Intelligence does not limit violent tendencies, but there is a correlation between the two.
Take a look.
"Chronic, violent offenders consistently had low IQ scores. For example, female chronic offenders were almost four times less likely to be in the top third of verbal-IQ test scores than female nonoffenders. Similarly, male violent offenders scored 10 to 17 percentile points lower on measures of vocabulary, reading, and language than nonoffenders."
Now I've never taken a formal IQ test, but the results of an aptitude test found me to be in the top 1% in three of the five areas tested, so I'm probably in the 100+ area. I'm not officially dumb, is what I'm trying to get at. I also have a volatile temper, I'm very quick to anger and I have horrible violent thoughts. But I choose not to act on them because violence begets violence, and I don't want any of that crap coming back at me.
A few weeks ago I was out in town at night and I go off on my own to get some money from an ATM, which normally isn't a problem, nothing had every happened to me before. On my way back there's a group of four guys and one of them asks me for a light. I don't smoke, so I don't have a light, so I tell him this, so he gives me an uppercut to the chin. I was angry at this, who wouldn't be? But there's four guys, I'm one guy and I would have trouble taking on an 8-year-old, so it wasn't difficult to do the math and make the decision I made which was to walk away. Maybe I'm just a coward, but I prefer to think that even with a few drinks in me I'm still smart enough not to pick a fight with a superior force.
Oh, Mr. Ghoul… You remind me of an old friend of mine who simply hated The Blair Witch Project because he was too hung up on how bad the documentary that poor scared girl was filming might have turned out had she and her pals not been, well, you know… Not even close to the real point of that film in the least.
What was the real point of that film? I've never seen it. Was the point not to go out into the woods alone? Because that's a lesson I've known since I was a child and I'd hate to waste two hours of my life learning a lesson I already know.
If you’re really going to dismiss an entire episode because you can’t relate to 1950’s rural America then, once again, you demonstrate a lack of understanding into this story.
I didn't dismiss the episode, I gave it 3/10.
Seriously, am I not allowed to find things boring now? I found the setting of this episode boring, and the episode didn't do enough with that setting to make me interested in it, so I found the episode boring. I also find football boring, and shitty singing competitions, and documentaries about the 18th century textile industry, and no amount of experts telling me that I should appreciate the weaving method used is going to make me think otherwise.
It’s similar behavior exhibited by the Vulcan protagonists at the beginning of this very tale. Why not then imagine yourself in the position of those three Vulcans who I’m sure also felt no affinity with that culture or era, wouldn’t you identify with them in this occurrence, and experience this story through their alien eyes?
I did.
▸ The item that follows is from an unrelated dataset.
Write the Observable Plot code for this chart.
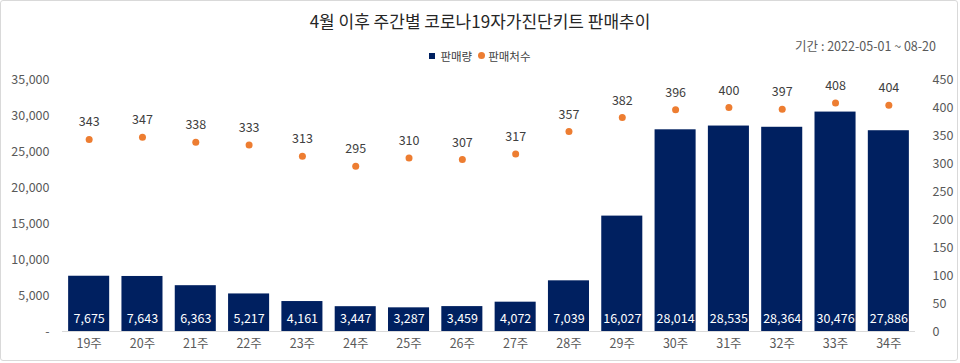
<!DOCTYPE html>
<html><head><meta charset="utf-8">
<script src="https://cdn.jsdelivr.net/npm/d3@7"></script>
<script src="https://cdn.jsdelivr.net/npm/@observablehq/plot@0.6"></script>
<style>
body{margin:0;background:#fff;font-family:"Noto Sans CJK KR","Noto Sans",sans-serif;}
#wrap{position:relative;width:960px;height:363px;overflow:hidden;}
#frame{position:absolute;left:0;top:0;width:956px;height:359px;border:1px solid #d9d9d9;border-radius:3px;pointer-events:none;}
#title{position:absolute;left:0;width:960px;top:8px;text-align:center;font-size:17px;color:#262626;}
#sub{position:absolute;right:24px;top:36px;font-size:12.5px;color:#595959;}
#legend{position:absolute;left:0;width:960px;top:46px;text-align:center;font-size:11.5px;color:#404040;}
#legend span{display:inline-flex;align-items:center;margin:0 3px;}
.sq{display:inline-block;width:6px;height:6px;background:#002060;margin-right:5px;}
.dt{display:inline-block;width:7px;height:7px;border-radius:50%;background:#ED7D31;margin-right:3px;}
#chart{position:absolute;left:0;top:0;}
</style></head>
<body>
<div id="wrap">
<div id="chart"></div>
<div id="title">4월 이후 주간별 코로나19자가진단키트 판매추이</div>
<div id="sub">기간 : 2022-05-01 ~ 08-20</div>
<div id="legend"><span><i class="sq"></i>판매량</span><span><i class="dt"></i>판매처수</span></div>
<div id="frame"></div>
</div>
<script>
const weeks = ["19주","20주","21주","22주","23주","24주","25주","26주","27주","28주","29주","30주","31주","32주","33주","34주"];
const sales = [7675,7643,6363,5217,4161,3447,3287,3459,4072,7039,16027,28014,28535,28364,30476,27886];
const stores = [343,347,338,333,313,295,310,307,317,357,382,396,400,397,408,404];
const leftTicks = [0,5000,10000,15000,20000,25000,30000,35000];
const rightTicks = [0,50,100,150,200,250,300,350,400,450];

const LMAX = 35000, RMAX = 450;
const k = LMAX / RMAX;
const data = weeks.map((w,i)=>({week:w, sales:sales[i], stores:stores[i], storesScaled:stores[i]*k}));
const fmt = d3.format(",");

const chart = Plot.plot({
  width:960, height:363,
  marginLeft:62, marginRight:45, marginTop:79, marginBottom:32,
  style:{fontFamily:'"Noto Sans CJK KR","Noto Sans",sans-serif', fontSize:"12px", color:"#595959", background:"transparent"},
  x:{domain:weeks, paddingInner:0.23, paddingOuter:0.115, round:false, label:null},
  y:{domain:[0,LMAX], label:null},
  marks:[
    Plot.barY(data,{x:"week", y:"sales", fill:"#002060"}),
    Plot.ruleY([0],{stroke:"#d9d9d9"}),
    Plot.axisX({tickSize:0, tickPadding:8, fontSize:12.5, fill:"#595959", label:null}),
    Plot.axisY({ticks:leftTicks, tickSize:0, tickPadding:13, fontSize:12.5, fill:"#595959", label:null,
      tickFormat:d=> d===0 ? "-" : fmt(d)}),
    Plot.axisY({anchor:"right", ticks:rightTicks.map(v=>v*k), tickSize:0, tickPadding:17, fontSize:12.5, fill:"#595959", label:null, textAnchor:"start",
      tickFormat:d=> String(Math.round(d/k))}),
    Plot.text(data,{x:"week", y:0, text:d=>fmt(d.sales), dy:-13, fill:"white", fontSize:12.5}),
    Plot.dot(data,{x:"week", y:"storesScaled", r:3.5, fill:"#ED7D31", stroke:"none"}),
    Plot.text(data,{x:"week", y:"storesScaled", text:d=>String(d.stores), dy:-17, fill:"#404040", fontSize:12.5})
  ]
});
document.getElementById("chart").appendChild(chart);
</script>
</body></html>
I did identify with the Vulcans at the start of this episode. About ten minutes in they started to lose me; the one who made the most sense to me (the one who looked like Moe) was given less screen-time than the Vulcans with the "right" opinion about humanity. If the episode had focused more time on Moe then I would have enjoyed it much more.
That, at least, would be the concept closer to the intent of “them dumb writers”.
When did I call the writers dumb? I said that I don't like the setting or the focus on Jolene Blalock, but if other people did then they might enjoy the episode.
What is it with people on this board who like to put words in my mouth that I didn't say? It has become an epidemic of late.
In fact, it’s odd that you can’t bare to identify with life in the 1950’s but do endeavor to identify with future people who live in a spaceship, equally as unfamiliar circumstances I might suppose.
It's not that I couldn't bare to identify with the setting, I just didn't.
I’m sorry if I’m being a noodge about these little things, but it just rubs me wrong, and that’s not how I like to be rubbed.
I was going to make a joke about how nobody likes being rubbed the wrong way, but then I remembered the S&M crowd.
That is the best part because as was said, we believed they might actually kill him off.
If they actually had killed him off then I would have been fine with it, but a lot of emotional scenes that come from nowhere and mean nothing because the guy is really alive, I considered that to be wasted time.